4.1 Message Size Limits

`message.max.bytes`

This is the maximum size (in bytes) of an individual message the broker will accept. It must be consistent across the cluster and aligned with producer configurations.

Default: 1048576 (1 MB)
Warning: While increasing this allows for larger payloads, it significantly increases memory consumption, GC pressure, and disk I/O latency for consumers. Only increase if strictly necessary.

4.2 Handling Back Pressure

`queued.max.requests`

This defines the maximum number of requests (producer or consumer) that can be waiting in the network thread queue before the broker starts denying new connections. This prevents overwhelming the broker's memory when I/O threads lag behind network threads.

Tuning: If clients frequently receive "Broker is busy" errors, this value might be too low. Increase it cautiously, keeping in mind the memory impact.

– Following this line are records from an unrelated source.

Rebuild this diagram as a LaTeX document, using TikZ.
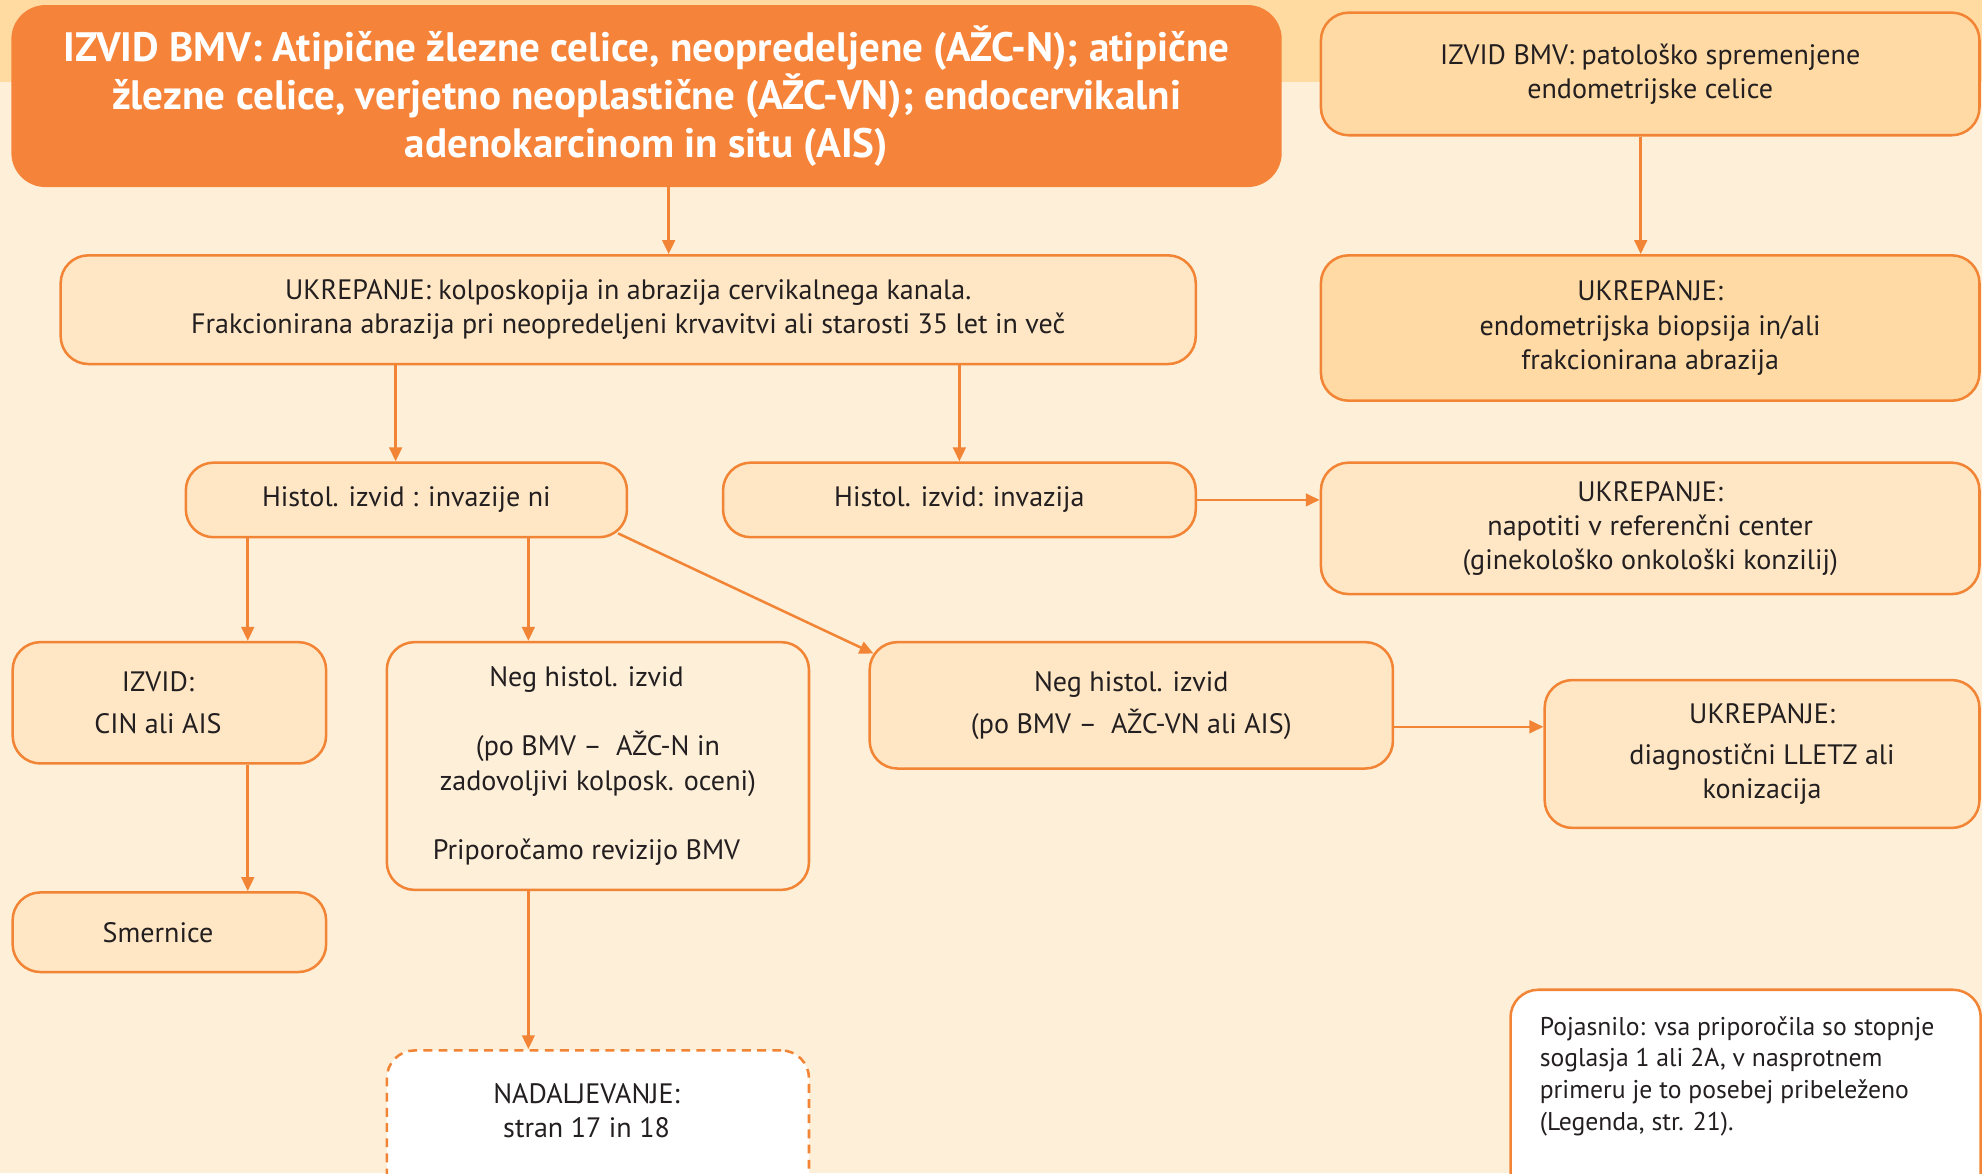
\documentclass[tikz,border=0pt]{standalone}
\usepackage{fontspec}
\setmainfont{PT Sans}
\usetikzlibrary{arrows.meta}
\definecolor{bg}{HTML}{FEEFD9}
\definecolor{band}{HTML}{FFDBA2}
\definecolor{lightbox}{HTML}{FFE7C5}
\definecolor{darkbox}{HTML}{FFDAA4}
\definecolor{bord}{HTML}{F28535}
\definecolor{titlefill}{HTML}{F5843A}
\definecolor{txt}{HTML}{231F20}
\begin{document}
\begin{tikzpicture}[x=1pt,y=-1pt,
  box/.style={draw=bord, line width=2pt, rounded corners=22pt, align=center, inner sep=0pt, text=txt, font=\fontsize{22.2}{27}\selectfont},
  lbox/.style={box, fill=lightbox},
  dbox/.style={box, fill=darkbox},
  conn/.style={draw=bord, line width=2pt, -{Triangle[length=11pt,width=10pt]}},
  bodytxt/.style={text=txt, align=center, inner sep=0pt, font=\fontsize{22.2}{27}\selectfont}]
\useasboundingbox (0,0) rectangle (1568,928);
\fill[bg] (0,0) rectangle (1568,928);
\fill[band] (0,0) rectangle (1568,65);

\node[box, fill=titlefill, draw=titlefill, rounded corners=26pt, text=white, minimum width=1003, minimum height=142,
  font=\fontsize{32.5}{38}\selectfont\bfseries] (title) at (511.5,76)
  {IZVID BMV: Atipične žlezne celice, neopredeljene (AŽC-N); atipične\\
   žlezne celice, verjetno neoplastične (AŽC-VN); endocervikalni\\
   adenokarcinom in situ (AIS)};

\node[dbox, minimum width=521, minimum height=97] (endo) at (1305.5,58.5)
  {IZVID BMV: patološko spremenjene\\endometrijske celice};

\node[lbox, minimum width=898, minimum height=86] (ukr) at (497,245)
  {UKREPANJE: kolposkopija in abrazija cervikalnega kanala.\\
   Frakcionirana abrazija pri neopredeljeni krvavitvi ali starosti 35 let in več};

\node[dbox, minimum width=521, minimum height=115] (ukrendo) at (1305.5,259.5)
  {UKREPANJE:\\endometrijska biopsija in/ali\\frakcionirana abrazija};

\node[lbox, minimum width=349, minimum height=59] (hni) at (321.5,395.5)
  {Histol. izvid : invazije ni};

\node[lbox, minimum width=374, minimum height=59] (hinv) at (759,395.5)
  {Histol. izvid: invazija};

\node[lbox, minimum width=521, minimum height=104] (napot) at (1305.5,418)
  {UKREPANJE:\\napotiti v referenčni center\\(ginekološko onkološki konzilij)};

\node[lbox, minimum width=248, minimum height=96, font=\fontsize{22.2}{33}\selectfont] (cin) at (134,556)
  {IZVID:\hspace*{18pt}\\CIN ali AIS\hspace*{18pt}};

\node[box, fill=bg, minimum width=334, minimum height=196, font=\fontsize{22.2}{27.5}\selectfont] (negn) at (473,606)
  {Neg histol. izvid\hspace*{18pt}\\[27.5pt](po BMV --\enspace AŽC-N in\hspace*{18pt}\\zadovoljivi kolposk. oceni)\hspace*{18pt}\\[27.5pt]Priporočamo revizijo BMV\hspace*{18pt}};

\node[lbox, minimum width=414, minimum height=100, font=\fontsize{22.2}{33}\selectfont] (negvn) at (895,558)
  {Neg histol. izvid\\(po BMV --\enspace AŽC-VN ali AIS)};

\node[lbox, minimum width=344, minimum height=117] (lletz) at (1394,596.5)
  {UKREPANJE:\\[6pt]diagnostični LLETZ ali\\konizacija};

\node[lbox, minimum width=248, minimum height=63] (smer) at (134,737.5)
  {Smernice\hspace*{18pt}};

\node[box, fill=white, dashed, dash pattern=on 7pt off 5pt, minimum width=334, minimum height=140, anchor=north] (nad) at (473,830) {};
\node[bodytxt] (nadtxt) at (464,879) {NADALJEVANJE:\\stran 17 in 18};

\node[box, fill=white, minimum width=372, minimum height=170, anchor=north west] (poj) at (1194,782) {};
\node[text=txt, align=left, inner sep=0pt, anchor=north west, font=\fontsize{20.3}{25}\selectfont] (pojtxt) at (1218,804)
  {Pojasnilo: vsa priporočila so stopnje\\soglasja 1 ali 2A, v nasprotnem\\primeru je to posebej pribeleženo\\(Legenda, str. 21).};

% connectors
\draw[conn] ([xshift=17.5pt]title.south) -- ([xshift=17.5pt]title.south |- ukr.north);
\draw[conn] ([xshift=-7.5pt]endo.south) -- ([xshift=-7.5pt]ukrendo.north);
\draw[conn] ([xshift=-8.5pt]hni.north |- ukr.south) -- ([xshift=-8.5pt]hni.north);
\draw[conn] (hinv.north |- ukr.south) -- (hinv.north);
\draw[conn] (hinv.east) -- (hinv.east -| napot.west);
\draw[conn] ([xshift=62pt]cin.north |- hni.south) -- ([xshift=62pt]cin.north);
\draw[conn] ([xshift=-55pt]negn.north |- hni.south) -- ([xshift=-55pt]negn.north);
\draw[conn] ([xshift=-8pt,yshift=4pt]hni.south east) -- ([xshift=4pt,yshift=-10pt]negvn.north west);
\draw[conn] ([yshift=-17pt]negvn.east) -- ([yshift=-17pt]negvn.east -| lletz.west);
\draw[conn] ([xshift=62pt]cin.south) -- ([xshift=62pt]smer.north);
\draw[conn] ([xshift=-55pt]negn.south) -- ([xshift=-55pt]negn.south |- nad.north);
\end{tikzpicture}
\end{document}
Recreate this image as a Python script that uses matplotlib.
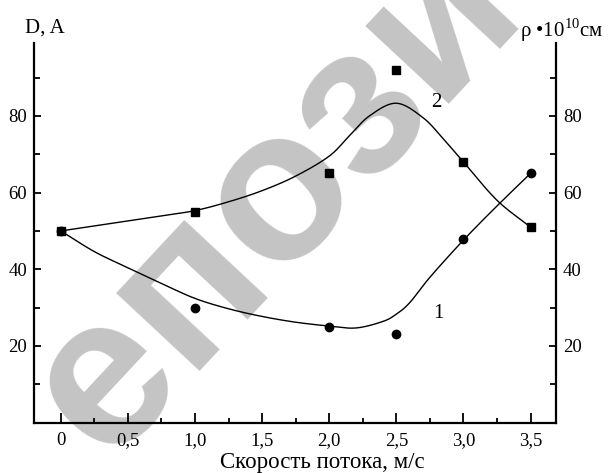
import numpy as np
import matplotlib
matplotlib.use("Agg")
import matplotlib.pyplot as plt
from matplotlib.ticker import MultipleLocator, FixedLocator

# ---- data ----
speed = [0.0, 1.0, 2.0, 2.5, 3.0, 3.5]
d_points = [50, 30, 25, 23, 48, 65]        # series 1 (circles)
rho_points = [50, 55, 65, 92, 68, 51]      # series 2 (squares)

# smooth fitted curves
curve1_x = [0.0, 0.25, 0.5, 0.75, 1.0, 1.25, 1.5, 1.75, 2.0, 2.2, 2.4, 2.5, 2.6, 2.75, 3.0, 3.25, 3.5]
curve1_y = [50, 44.6, 40.4, 36.3, 32.4, 29.7, 27.7, 26.2, 25.2, 24.7, 26.4, 28.3, 31.3, 37.9, 47.6, 56.5, 65]
curve2_x = [0.0, 0.25, 0.5, 0.75, 1.0, 1.25, 1.5, 1.75, 2.0, 2.15, 2.3, 2.5, 2.7, 2.85, 3.0, 3.25, 3.5]
curve2_y = [50, 51.3, 52.6, 53.9, 55.3, 57.6, 60.5, 64.3, 69.5, 74.8, 80.0, 83.3, 79.5, 74.0, 68.0, 58.0, 51.0]

x_ticks = [0, 0.5, 1.0, 1.5, 2.0, 2.5, 3.0, 3.5]
x_labels = ["0", "0,5", "1,0", "1,5", "2,0", "2,5", "3,0", "3,5"]
y_ticks = [20, 40, 60, 80]
y_labels = ["20", "40", "60", "80"]


def smooth(xs, ys, n=20):
    """Catmull-Rom rendering of a curve through read points."""
    xs = np.asarray(xs, float); ys = np.asarray(ys, float)
    P = np.column_stack([xs, ys])
    P = np.vstack([2 * P[0] - P[1], P, 2 * P[-1] - P[-2]])
    out = []
    t = np.linspace(0, 1, n, endpoint=False)[:, None]
    for i in range(1, len(P) - 2):
        p0, p1, p2, p3 = P[i - 1], P[i], P[i + 1], P[i + 2]
        seg = 0.5 * ((2 * p1) + (-p0 + p2) * t + (2 * p0 - 5 * p1 + 4 * p2 - p3) * t ** 2
                     + (-p0 + 3 * p1 - 3 * p2 + p3) * t ** 3)
        out.append(seg)
    out.append(P[-2][None, :])
    out = np.vstack(out)
    return out[:, 0], out[:, 1]


plt.rcParams['font.family'] = ['Liberation Serif', 'DejaVu Serif']
plt.rcParams['mathtext.fontset'] = 'custom'
plt.rcParams['mathtext.rm'] = 'Liberation Serif'

fig = plt.figure(figsize=(6.09, 4.73), dpi=100)
ax = fig.add_axes([34 / 609, 1 - 422.7 / 473, (556 - 34) / 609, (422.7 - 43) / 473])

# watermark (behind the data)
ax.text(312 / 609, 1 - 160 / 473, "епозит", transform=fig.transFigure,
        fontsize=155, fontweight='bold', family='Liberation Sans',
        color='#c4c4c4', rotation=47, ha='center', va='center', zorder=0,
        rotation_mode='anchor', clip_on=False)
ax.patch.set_alpha(0)

c1x, c1y = smooth(curve1_x, curve1_y)
c2x, c2y = smooth(curve2_x, curve2_y)
ax.plot(c1x, c1y, color='black', lw=1.0, zorder=3)
ax.plot(c2x, c2y, color='black', lw=1.0, zorder=3)
ax.plot(speed, d_points, 'o', color='black', ms=6, zorder=4)
ax.plot(speed, rho_points, 's', color='black', ms=5.5, zorder=4)

ax.text(2.80, 83.5, "2", fontsize=15, ha='center', va='center', zorder=5)
ax.text(2.81, 28.5, "1", fontsize=15, ha='center', va='center', zorder=5)

ax.set_xlim(-0.2, 3.69)
ax.set_ylim(0, 99)
ax.xaxis.set_major_locator(FixedLocator(x_ticks))
ax.set_xticklabels(x_labels)
ax.xaxis.set_minor_locator(MultipleLocator(0.25))
ax.yaxis.set_major_locator(FixedLocator(y_ticks))
ax.set_yticklabels(y_labels)
ax.yaxis.set_minor_locator(MultipleLocator(10))

ax.tick_params(axis='both', which='both', direction='in', labelsize=13.5, width=1.3)
ax.tick_params(axis='x', which='major', length=7, pad=7)
ax.tick_params(axis='x', which='minor', length=3.5)
ax.tick_params(axis='y', which='major', length=5, pad=5, left=True, right=True,
               labelleft=True, labelright=True)
ax.tick_params(axis='y', which='minor', length=4, left=True, right=True)

for side in ['left', 'right', 'bottom']:
    ax.spines[side].set_linewidth(1.6)
ax.spines['top'].set_visible(False)

fig.text(322 / 609, 1 - 462 / 473, "Скорость потока, м/с", fontsize=16.5, ha='center', va='center')
fig.text(45 / 609, 1 - 28 / 473, "D, A", fontsize=15, ha='center', va='center')
fig.text(562 / 609, 1 - 30 / 473, r"ρ •10$^{10}$см", fontsize=15, ha='center', va='center')

fig.savefig("out.png", dpi=100)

5. Summary of Key Performance Parameters

Category	Parameter	Impact on Performance	Tuning Goal
Disk	`log.segment.bytes`	Sequential I/O efficiency, cleanup timing	1 GB (optimize I/O batching)
Durability	`min.insync.replicas`	High durability overhead	Set to N-1 of RF (ensure resilience)
Threading	`num.io.threads`	Disk read/write concurrency	Scale with partitions/disks (e.g., 8-12)
Network	`num.network.threads`	Client connection concurrency	Scale with concurrent clients (e.g., 5)
Network	`socket.send/receive.buffer.bytes`	Network throughput under load	Increase for high bandwidth/latency (e.g., 512 KB)
Limits	`message.max.bytes`	Message payload handling, memory pressure	Keep as small as possible (default 1MB usually sufficient)

Conclusion

Optimizing Kafka brokers for performance is a critical process involving both low-level OS configuration (file system, page cache) and high-level server.properties tuning. The primary levers for throughput are disk I/O configuration (fast storage, proper segment sizing), and careful management of the thread pools (num.io.threads and num.network.threads). Always measure performance improvements and stress-test changes in a staging environment, as optimal settings are highly dependent on specific workload characteristics (message size, production rate, and replication factor).